Unbeschadet dessen ermächtigt § 147 Abs. 6 Satz 1 AO die Finanzbehörde nur dazu, Einsicht in die gespeicherten Daten zu nehmen und das Datenverarbeitungssystem zu nutzen. Ferner kann die Finanzbehörde nach § 147 Abs. 6 Satz 2 AO verlangen, dass die Daten maschinell ausgewertet oder die gespeicherten Unterlagen und Aufzeichnungen auf einem maschinell verwertbaren Datenträger zur Verfügung gestellt werden. § 147 Abs. 6 Satz 1 und 2 AO ermächtigt die Finanzbehörde jedoch nicht dazu anzuordnen, dass gespeicherte Daten aufbewahrt bzw. archiviert werden und ihre Löschung unterlassen wird.

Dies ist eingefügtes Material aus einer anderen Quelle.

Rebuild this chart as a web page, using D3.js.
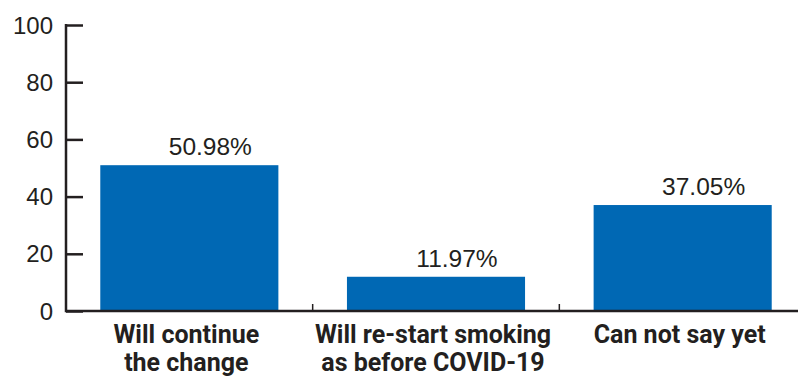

§ 147a Satz 6 AO kann auch nicht als Ermächtigungsgrundlage herangezogen werden. Unbeschadet dessen, ob die Voraussetzungen des § 147a Satz 1 AO im Streitfall vorliegen, gilt § 147a Satz 6 AO nur in den Fällen, in denen der Steuerpflichtige seinen Mitwirkungspflichten nach § 90 Abs. 2 Satz 3 AO nicht nachgekommen ist. Die letztgenannte Bestimmung ist im Streitfall nicht einschlägig.

Die Kostenentscheidung beruht auf § 135 Abs. 1 FGO. Die Entscheidung über die vorläufige Vollstreckbarkeit beruht auf den §§ 151 Abs. 3, 155 FGO i. V. m. den §§ 708 Nr. 10, 711 der Zivilprozessordnung. Die Revision ist nicht zuzulassen, weil die Voraussetzungen des § 115 Abs. 2 FGO nicht vorliegen. Insbesondere hat die Rechtssache keine grundsätzliche Bedeutung i.S. des § 115 Abs. 2 Nr. 1 FGO. Es ist bereits zweifelhaft, ob die vom beklagten Finanzamt in der mündlichen Verhandlung aufgeworfene Rechtsfrage im Hinblick auf die weiteren rechtlichen Bedenken an der Rechtmäßigkeit der angefochtenen Bescheide in einem Revisionsverfahren klärungsfähig wäre. Jedenfalls ist die Rechtsfrage, ob eine Finanzbehörde von einem Steuerpflichtigen die mit den Bescheiden angeordnete Handlung bzw. Unterlassung fordern kann, nicht klärungsbedürftig. Aus den genannten Bestimmungen der Abgabenordnung ergibt sich eindeutig, dass es für die vom beklagten Finanzamt erteilten "Auflagen" an der erforderlichen gesetzlichen Ermächtigungsgrundlage fehlt.